His contract with Florida was scheduled to pay him $875,000 for the 2011 season. Kansas gave him a five-year deal that is scheduled to pay him $2.5 million for the 2012 season.

May 16th, 2012
Dimon shouldn’t have any problem with these lawsuits.

After all, he’s an honorary doctor of laws.

And if during the proceedings he needs a character reference, he can get a fabulous one from Syracuse University, which not only conferred the degree but chose him to deliver the 2010 commencement address.

May 16th, 2012
The next installment in my series on teaching a MOOC…

… is now up at Inside Higher Education.

May 16th, 2012
Mass rallies on the campus of Duke University…

… are happening right now.

There’s apparently been a spontaneous outburst of student rage over basketball coach Mike Krzyzewski’s compensation.

At seven million dollars a year, Krzyzewski comes in a full million dollars short of Louisville coach Rick Pitino, and Dukies are not happy about it.

Duke’s president has joined the protesters, pledging in an address to them to set aside $500,000 of his own compensation next year for Krzyzewski. “I challenge my fellow administrators, our trustees, and, yes, our faculty and students, to make their own sacrifices on behalf of Coach K. If we’re going to compete with Louisville, it can’t be done by one person alone. Everyone can give something.”

As he spoke, a hastily composed cheer went up:

ONE K FOR COACH K! TWO K FOR COACH K!! HEY HEY HEY HEY THREE K FOR COACH K!!!

May 15th, 2012
At the end of a rather dull…

… meeting of the Garrett Park Town Council last night, UD perked up when the town administrator announced that one of UD‘s neighbors would be raising chickens — building a chicken coop in her backyard. All of the townspeople gathered in the Town Hall perked up.
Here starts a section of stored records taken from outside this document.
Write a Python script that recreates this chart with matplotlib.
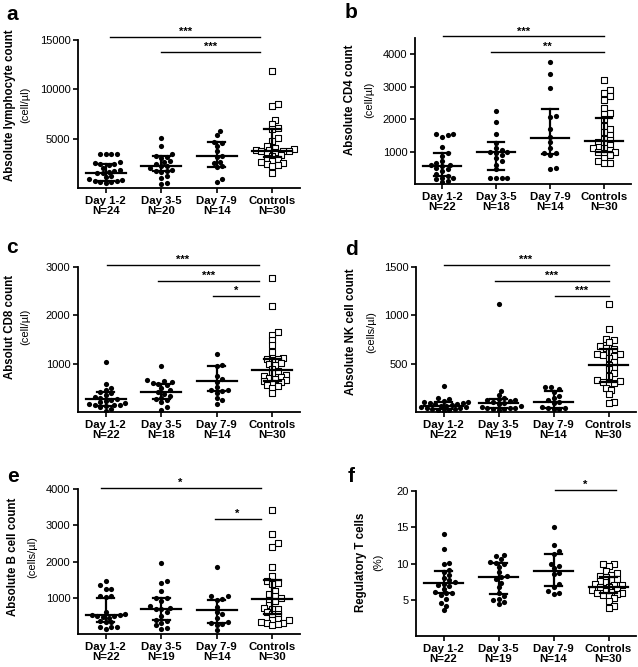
import numpy as np
import matplotlib
matplotlib.use('Agg')
import matplotlib.pyplot as plt

plt.rcParams['font.family'] = ['Liberation Sans', 'DejaVu Sans']

W, H = 638, 667
groups = ['Day 1-2', 'Day 3-5', 'Day 7-9', 'Controls']

# a - absolute lymphocyte count
lym_n = [24, 20, 14, 30]
lym_day12 = [3450, 3450, 3400, 3400, 2600, 2500, 2450, 2400, 2300, 2000, 1800, 1700,
             1650, 1550, 1500, 1200, 1100, 900, 800, 750, 700, 650, 600, 550]
lym_day35 = [5100, 4300, 3400, 3250, 3100, 3000, 2700, 2600, 2400, 2200, 2200, 2050,
             1800, 1750, 1700, 1600, 1200, 1000, 550, 400]
lym_day79 = [5800, 5400, 4700, 4600, 4300, 3700, 3200, 3100, 2600, 2500, 2200, 2100, 950, 650]
lym_ctrl = [11900, 8500, 8300, 6900, 6500, 6100, 6000, 5100, 4800, 4300, 4100, 3950, 3900,
            3850, 3800, 3800, 3700, 3600, 3500, 3300, 3200, 3000, 2900, 2700, 2600, 2500,
            2400, 2300, 2200, 1500]
lym_med = [1550, 2200, 3200, 3800]
lym_q1 = [750, 1700, 2100, 3100]
lym_q3 = [2400, 3200, 4700, 6000]

# b - absolute CD4 count
cd4_n = [22, 18, 14, 30]
cd4_day12 = [1550, 1530, 1500, 1450, 1150, 950, 850, 700, 650, 600, 580, 550, 500, 450,
             400, 300, 250, 200, 200, 150, 100, 50]
cd4_day35 = [2250, 1900, 1550, 1250, 1100, 1050, 1000, 1000, 950, 900, 800, 700, 600,
             450, 200, 200, 180, 180]
cd4_day79 = [3750, 3400, 2950, 2100, 2050, 1700, 1450, 1300, 1100, 950, 950, 900, 500, 450]
cd4_ctrl = [3200, 2900, 2800, 2700, 2600, 2350, 2200, 2150, 2000, 1800, 1700, 1600, 1500,
            1400, 1350, 1300, 1250, 1200, 1150, 1100, 1100, 1050, 1000, 1000, 950, 900,
            800, 700, 650, 650]
cd4_med = [560, 1000, 1430, 1340]
cd4_q1 = [250, 420, 920, 1000]
cd4_q3 = [970, 1280, 2300, 2030]

# c - absolute CD8 count
cd8_n = [22, 18, 14, 30]
cd8_day12 = [1030, 580, 500, 450, 420, 400, 350, 320, 300, 270, 250, 230, 200, 180, 160,
             150, 150, 140, 130, 100, 60, 30]
cd8_day35 = [950, 660, 640, 620, 600, 580, 550, 500, 450, 420, 380, 330, 300, 270, 250,
             200, 100, 50]
cd8_day79 = [1200, 970, 950, 750, 680, 620, 520, 460, 450, 440, 400, 300, 240, 170]
cd8_ctrl = [2780, 2200, 1650, 1600, 1500, 1380, 1250, 1120, 1100, 1100, 1080, 1020, 1000,
            980, 900, 850, 800, 760, 740, 720, 700, 680, 660, 640, 620, 600, 560, 540,
            500, 400]
cd8_med = [260, 420, 650, 870]
cd8_q1 = [130, 270, 440, 650]
cd8_q3 = [420, 580, 950, 1100]

# d - absolute NK cell count
nk_n = [22, 19, 14, 30]
nk_day12 = [270, 140, 130, 110, 100, 100, 95, 90, 85, 80, 70, 65, 60, 55, 50, 45, 40, 35,
            30, 25, 20, 15]
nk_day35 = [1120, 220, 180, 150, 130, 125, 120, 110, 100, 90, 80, 60, 50, 45, 40, 40, 35, 30, 20]
nk_day79 = [260, 255, 240, 210, 170, 150, 120, 100, 90, 50, 45, 40, 35, 30]
nk_ctrl = [1120, 860, 760, 740, 720, 680, 660, 650, 620, 600, 600, 590, 580, 560, 520, 490,
           470, 440, 400, 370, 330, 320, 310, 300, 300, 250, 230, 190, 100, 90]
nk_med = [65, 90, 100, 490]
nk_q1 = [30, 40, 40, 310]
nk_q3 = [100, 130, 220, 650]

# e - absolute B cell count
b_n = [22, 19, 14, 30]
b_day12 = [1450, 1350, 1250, 1250, 1050, 1040, 1020, 600, 550, 530, 520, 510, 500, 480,
           450, 350, 340, 330, 200, 190, 180, 150]
b_day35 = [1950, 1450, 1400, 1200, 1000, 990, 900, 760, 720, 700, 690, 600, 500, 400, 350,
           300, 250, 160, 150]
b_day79 = [1850, 1050, 1040, 960, 940, 750, 620, 550, 450, 320, 300, 280, 250, 120]
b_ctrl = [3420, 2750, 2500, 2400, 1850, 1600, 1450, 1400, 1380, 1200, 1100, 1050, 1000, 950,
          900, 800, 720, 700, 680, 600, 560, 540, 420, 400, 380, 320, 300, 290, 280, 250]
b_med = [520, 700, 660, 970]
b_q1 = [320, 380, 290, 550]
b_q3 = [1000, 1000, 950, 1500]

# f - regulatory T cells
treg_n = [22, 19, 14, 30]
treg_day12 = [14.1, 12.0, 10.1, 10.0, 9.1, 8.8, 8.4, 8.0, 7.7, 7.4, 7.2, 7.0, 6.9, 6.5,
              6.1, 6.0, 5.9, 5.6, 5.1, 4.6, 4.2, 3.6]
treg_day35 = [11.2, 11.0, 10.6, 10.2, 10.1, 10.0, 9.5, 8.8, 8.3, 8.1, 7.8, 7.3, 6.7, 6.0,
              5.5, 5.1, 4.9, 4.7, 4.4]
treg_day79 = [15.1, 12.5, 11.7, 11.3, 10.0, 9.6, 9.4, 8.7, 8.5, 7.2, 6.8, 6.2, 5.9, 5.8]
treg_ctrl = [10.0, 9.9, 9.6, 8.9, 8.7, 8.4, 8.3, 8.1, 7.9, 7.7, 7.6, 7.4, 7.2, 7.1, 7.0,
             6.8, 6.7, 6.5, 6.4, 6.2, 6.1, 6.0, 5.9, 5.8, 5.6, 5.5, 5.2, 4.8, 4.2, 3.8]
treg_med = [7.25, 8.1, 9.0, 6.8]
treg_q1 = [6.0, 5.8, 6.9, 5.9]
treg_q3 = [9.0, 10.1, 11.3, 8.2]

panels = [
    dict(letter='a', box=(78, 40, 300, 188), lab=(10, 25, 105), letter_pos=(12, 15),
         title='Absolute lymphocyte count', unit='(cell/µl)',
         data=[lym_day12, lym_day35, lym_day79, lym_ctrl], n=lym_n,
         med=lym_med, q1=lym_q1, q3=lym_q3, ylim=15000, yticks=[5000, 10000, 15000],
         sig=[(0.08, 2.78, 15300, '***'), (1.0, 2.78, 13800, '***')]),
    dict(letter='b', box=(415, 38, 631, 184), lab=(350, 369, 100), letter_pos=(351, 13),
         title='Absolute CD4 count', unit='(cell/µl)',
         data=[cd4_day12, cd4_day35, cd4_day79, cd4_ctrl], n=cd4_n,
         med=cd4_med, q1=cd4_q1, q3=cd4_q3, ylim=4500, yticks=[1000, 2000, 3000, 4000],
         sig=[(0.02, 3.0, 4550, '***'), (0.9, 3.0, 4080, '**')]),
    dict(letter='c', box=(78, 267, 300, 412), lab=(10, 25, 327), letter_pos=(12, 248),
         title='Absolut CD8 count', unit='(cell/µl)',
         data=[cd8_day12, cd8_day35, cd8_day79, cd8_ctrl], n=cd8_n,
         med=cd8_med, q1=cd8_q1, q3=cd8_q3, ylim=3000, yticks=[1000, 2000, 3000],
         sig=[(0.02, 2.76, 3050, '***'), (0.95, 2.76, 2720, '***'), (1.93, 2.76, 2400, '*')]),
    dict(letter='d', box=(416, 267, 636, 412), lab=(351, 371, 332), letter_pos=(351, 250),
         title='Absolute NK cell count', unit='(cells/µl)',
         data=[nk_day12, nk_day35, nk_day79, nk_ctrl], n=nk_n,
         med=nk_med, q1=nk_q1, q3=nk_q3, ylim=1500, yticks=[500, 1000, 1500],
         sig=[(0.0, 3.0, 1520, '***'), (0.93, 3.0, 1358, '***'), (2.02, 3.0, 1204, '***')]),
    dict(letter='e', box=(78, 489, 300, 634), lab=(13, 32, 557), letter_pos=(13, 477),
         title='Absolute B cell count', unit='(cells/µl)',
         data=[b_day12, b_day35, b_day79, b_ctrl], n=b_n,
         med=b_med, q1=b_q1, q3=b_q3, ylim=4000, yticks=[1000, 2000, 3000, 4000],
         sig=[(-0.09, 2.79, 4040, '*'), (1.96, 2.79, 3180, '*')]),
    dict(letter='f', box=(416, 491, 636, 636), lab=(361, 378, 562), letter_pos=(351, 477),
         title='Regulatory T cells', unit='(%)',
         data=[treg_day12, treg_day35, treg_day79, treg_ctrl], n=treg_n,
         med=treg_med, q1=treg_q1, q3=treg_q3, ylim=20, yticks=[5, 10, 15, 20],
         sig=[(2.03, 3.14, 20.1, '*')]),
]


def swarm_x(ax, xc, vals, d_px):
    # simple beeswarm: offsets in pixels, turned back into data units
    pix = ax.transData.transform(np.column_stack([np.full(len(vals), xc), vals]))
    px_per_unit = ax.transData.transform((1, 0))[0] - ax.transData.transform((0, 0))[0]
    py = pix[:, 1]
    order = np.argsort(py)
    placed = []
    offs = np.zeros(len(vals))
    step = d_px * 0.6
    for i in order:
        cands = [0.0]
        for k in range(1, 30):
            cands += [k * step, -k * step]
        for c in cands:
            ok = True
            for (ox, oy) in placed:
                if (c - ox) ** 2 + (py[i] - oy) ** 2 < d_px ** 2:
                    ok = False
                    break
            if ok:
                offs[i] = c
                placed.append((c, py[i]))
                break
    return xc + offs / px_per_unit


fig = plt.figure(figsize=(W / 100, H / 100), dpi=100)

for p in panels:
    x0, y0, x1, y1 = p['box']
    ax = fig.add_axes([x0 / W, 1 - y1 / H, (x1 - x0) / W, (y1 - y0) / H])
    ax.set_xlim(-0.5, 3.5)
    ax.set_ylim(0, p['ylim'])
    for sp in ['top', 'right']:
        ax.spines[sp].set_visible(False)
    ax.spines['left'].set_linewidth(1.3)
    ax.spines['bottom'].set_linewidth(1.3)

    for g, vals in enumerate(p['data']):
        xs = swarm_x(ax, g, vals, 4.6)
        if g < 3:
            ax.scatter(xs, vals, s=14, c='black', marker='o', linewidths=0, zorder=3)
        else:
            ax.scatter(xs, vals, s=15, facecolors='white', edgecolors='black',
                       marker='s', linewidths=0.8, zorder=3)
        ax.plot([g - 0.36, g + 0.36], [p['med'][g]] * 2, color='black', lw=1.6, zorder=4)
        ax.plot([g - 0.15, g + 0.15], [p['q1'][g]] * 2, color='black', lw=1.6, zorder=4)
        ax.plot([g - 0.15, g + 0.15], [p['q3'][g]] * 2, color='black', lw=1.6, zorder=4)
        ax.plot([g, g], [p['q1'][g], p['q3'][g]], color='black', lw=1.6, zorder=4)

    for (sx0, sx1, sy, lab) in p['sig']:
        ax.plot([sx0, sx1], [sy, sy], color='black', lw=1.0, clip_on=False)
        ax.text((sx0 + sx1) / 2, sy, lab, ha='center', va='bottom', fontsize=8,
                fontweight='bold', clip_on=False)

    ax.set_xticks(range(4))
    ax.set_xticklabels([f'{g}\nN={n}' for g, n in zip(groups, p['n'])],
                       fontsize=8.2, fontweight='bold', linespacing=1.1)
    ax.set_yticks(p['yticks'])
    ax.set_yticklabels([str(t) for t in p['yticks']], fontsize=8)
    ax.tick_params(axis='both', direction='out', length=3.5, width=1.2, pad=2)

    bx, ux, cy = p['lab']
    fig.text(bx / W, 1 - cy / H, p['title'], rotation=90, ha='center', va='center',
             fontsize=8.3, fontweight='bold')
    fig.text(ux / W, 1 - cy / H, p['unit'], rotation=90, ha='center', va='center',
             fontsize=8)
    lx, ly = p['letter_pos']
    fig.text(lx / W, 1 - ly / H, p['letter'], ha='center', va='center',
             fontsize=15, fontweight='bold')

fig.savefig('out.png', dpi=100)
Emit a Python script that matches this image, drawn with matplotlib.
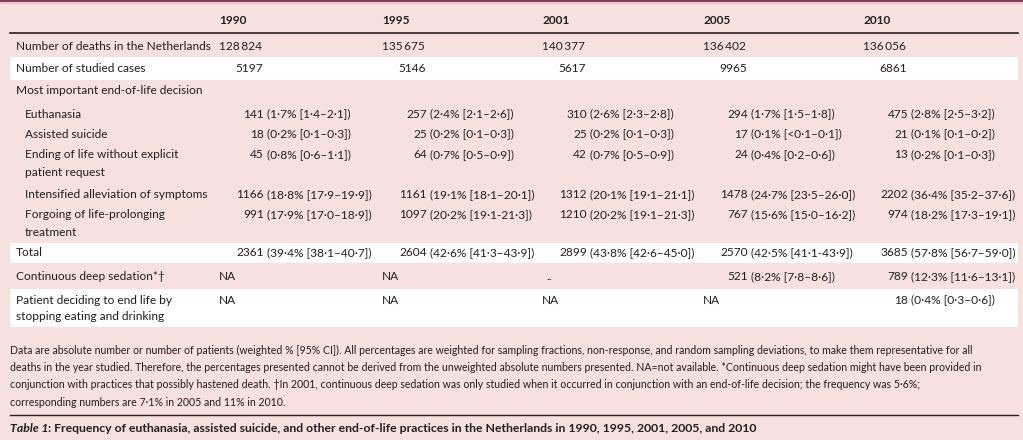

Most of the meeting had been about important things – revisions to our land use ordinance in particular. Yet watching the Town Council eke out its new language word for word (“Is it possible to have a roofless oriel?”) was trying for those of us in attendance (regular readers know that UD reports on Garrett Park’s monthly Town Council meetings for the Bugle, the town paper), while hearing about chickens sent a thrill through the room.

Chickens! When Les UDs bought their Garrett Park house, they found the remains of two chicken coops at the top of their property, and for one mad moment thought about repairing and using them…

After the meeting was over, UD chatted outside the Town Hall (it was a dark wet night; it had been a dark wet afternoon, the sort that deepens the already deep green of the town’s rampant gardens and trees) with Chris, our last mayor.

“Chickens!” said UD. “But won’t that just encourage our foxes?”

“The more encouragement the better,” he answered. “We’re overrun with rabbits.”